Some of Brixton’s truly iconic artworks – the statues on the platforms of the overground station – are to be checked over after waiting in the wind and rain for more than 30 years.
The three statues, including two works thought to be the first public statues of Black British people erected in the UK, were listed by Historic England in 2016.
Entitled Platforms Piece, they were created in 1986 by artist Kevin Atherton, who used local residents Peter Lloyd, Joy Battick and Karin Heistermann as models.
British Rail commissioned Platforms Piece as part of a station improvement scheme.

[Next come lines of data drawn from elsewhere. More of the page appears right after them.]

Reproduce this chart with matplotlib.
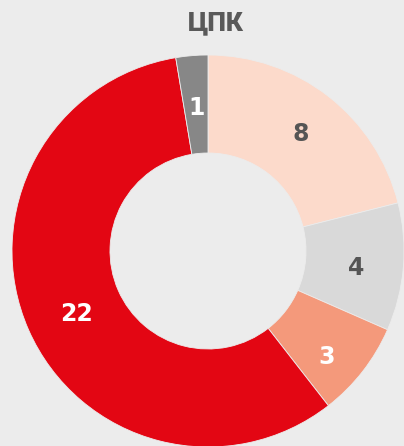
import matplotlib
matplotlib.use("Agg")
import matplotlib.pyplot as plt
import numpy as np

values = [8, 4, 3, 22, 1]
labels = ["8", "4", "3", "22", "1"]
colors = ["#fcdacb", "#d9d9d9", "#f4997b", "#e30613", "#878787"]
text_colors = ["#555555", "#555555", "#ffffff", "#ffffff", "#ffffff"]
title = "ЦПК"

# label fine-tuning (pixels, x right / y up)
label_nudge = [(2, 0), (1, -5), (2, -15), (4, -4), (1, -4)]

bg = "#ececec"
fig = plt.figure(figsize=(4.04, 4.46), dpi=100, facecolor=bg)
ax = fig.add_axes([12/404, -1/446, 392/404, 392/446])
ax.set_facecolor(bg)
wedges, _ = ax.pie(values, colors=colors, startangle=90, counterclock=False,
                   radius=1.0,
                   wedgeprops=dict(width=0.5, edgecolor=bg, linewidth=0.6))
for w, lab, c, (dx, dy) in zip(wedges, labels, text_colors, label_nudge):
    ang = np.deg2rad((w.theta1 + w.theta2) / 2)
    r = 0.755
    ax.annotate(lab, (r * np.cos(ang), r * np.sin(ang)),
                xytext=(dx * 0.72, dy * 0.72), textcoords="offset points",
                ha="center", va="center", fontsize=17, fontweight="heavy",
                color=c, family="DejaVu Sans")
ax.set_xlim(-1, 1)
ax.set_ylim(-1, 1)
ax.set_aspect("equal")
ax.axis("off")
fig.text(216/404, 1 - 23.5/446, title, ha="center", va="center", fontsize=19,
         fontweight=900, color="#595959", family="Roboto")
fig.savefig("out.png", dpi=100, facecolor=bg)
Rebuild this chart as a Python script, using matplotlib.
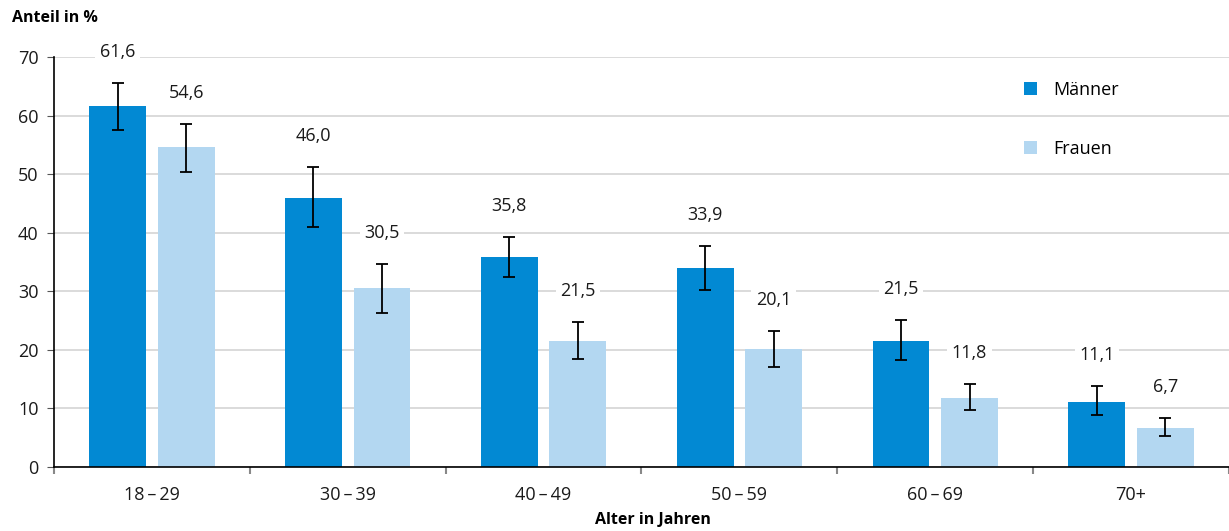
import matplotlib
matplotlib.use("Agg")
import matplotlib.pyplot as plt
import numpy as np

plt.rcParams['font.family'] = ['Open Sans', 'DejaVu Sans']

categories = ["18\u2009–\u200929", "30\u2009–\u200939", "40\u2009–\u200949",
              "50\u2009–\u200959", "60\u2009–\u200969", "70+"]
maenner = [61.6, 46.0, 35.8, 33.9, 21.5, 11.1]
maenner_low = [57.5, 41.0, 32.4, 30.2, 18.3, 8.9]
maenner_high = [65.6, 51.2, 39.3, 37.7, 25.1, 13.8]
frauen = [54.6, 30.5, 21.5, 20.1, 11.8, 6.7]
frauen_low = [50.4, 26.3, 18.4, 17.1, 9.7, 5.3]
frauen_high = [58.6, 34.7, 24.8, 23.2, 14.2, 8.4]
series_names = ["Männer", "Frauen"]
colors = ["#0289D3", "#B3D7F1"]

fig = plt.figure(figsize=(12.29, 5.31), dpi=100)
ax = fig.add_axes([0.0439, 0.1205, 0.9561, 0.7722])

x = np.arange(len(categories))
w = 0.29
off = 0.175
grid_c = "#d4d4d4"

for vals, lo, hi, name, col, d in [(maenner, maenner_low, maenner_high, series_names[0], colors[0], -off),
                                   (frauen, frauen_low, frauen_high, series_names[1], colors[1], off)]:
    vals = np.array(vals); lo = np.array(lo); hi = np.array(hi)
    ax.bar(x + d, vals, w, color=col, label=name, zorder=2)
    ax.errorbar(x + d, vals, yerr=[vals - lo, hi - vals], fmt='none', ecolor='black',
                elinewidth=1.3, capsize=4, capthick=1.3, zorder=3)
    for xi, v, h in zip(x + d, vals, hi):
        ax.annotate(f"{v:.1f}".replace('.', ','), (xi, h), xytext=(0, 16), textcoords='offset points',
                    ha='center', va='bottom', fontsize=13, color='#1a1a1a', zorder=4,
                    annotation_clip=False,
                    bbox=dict(boxstyle='square,pad=0.25', fc='white', ec='none'))

ax.set_ylim(0, 70)
ax.set_xlim(-0.5, 5.449)
ax.set_yticks(range(0, 71, 10))
ax.yaxis.grid(True, color=grid_c, linewidth=1.2, zorder=0)
ax.set_axisbelow(True)
ax.tick_params(axis='y', labelsize=13, length=5, color='#555555', labelcolor='#1a1a1a', pad=6)

ax.set_xticks(np.arange(-0.5, 5.6, 1.0))
ax.set_xticklabels([])
ax.tick_params(axis='x', which='major', length=5, color='#888888', width=1.5)
ax.set_xticks(x, minor=True)
ax.set_xticklabels(categories, minor=True)
ax.tick_params(axis='x', which='minor', length=0, labelsize=13, pad=14, labelcolor='#1a1a1a')

for s in ['top', 'right']:
    ax.spines[s].set_visible(False)
ax.spines['left'].set_linewidth(1.2)
ax.spines['bottom'].set_linewidth(1.2)

leg = ax.legend(loc='upper left', bbox_to_anchor=(0.812, 0.982), frameon=False, fontsize=13,
                handlelength=0.7, handleheight=0.7, labelspacing=2.3, handletextpad=0.9)

fig.text(0.0098, 0.966, "Anteil in %", fontsize=11.5, fontweight='bold', ha='left', va='center')
fig.text(0.531, 0.02, "Alter in Jahren", fontsize=11.5, fontweight='bold', ha='center', va='center')

fig.savefig("out.png", dpi=100)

Two of the models worked at the Brixton Rec which stands opposite the platforms.
Joy Battick said in 2016: “I’m so happy to see Platforms Piece listed – being cast for the sculpture was a lot of fun, but we were serious too because we knew it would be on display to local people forever.
“Now it’s a real Brixton landmark, and I can’t believe that my figure has appeared in a book next to other London statues of people like Queen Boadicea and Winston Churchill.”
Despite the English Heritage listing, the BBC left the Brixton statues off a list of statues of Black people in Britain because the subjects wre “not named historical figures”.
Kevin Atherton told The Art Newspaper: “The statues haven’t been overlooked by the travelling public but they have by the art world and consequently so have I.
“As a piece of public art, as far as the art world is concerned, I made the cardinal mistake of making a work of public art that the public actually liked.”
Platforms Piece is now owned by train operator Southeastern.
The statue modelled by Karin Heistermann, a young German woman, was removed last year for “careful restoration”..
A spokesperson for Southeastern said: “Last year we had to remove one of the statues at Brixton station, as we’d found that it had deteriorated over time, to the extent that there were concerns that it could fall.
“This could further damage the statue and potentially cause a safety risk to passengers and to passing trains.”
Southeastern plans to use ultrasound to test all three statues to see if there are any underlying structural problems.
“Once we have this information, we’ll be asking a specialist contractor to scope and undertake any repairs necessary,” the Southeastern spokesperson said.
By what may or may not be a coincidence, platform 1 of Brixton station is set to be closed until next year for repairs to stop it collapsing onto Atlantic Road.
Had it done so, the statue modelled by Peter Lloyd which stands on the platform could have made another major impact on Brixton.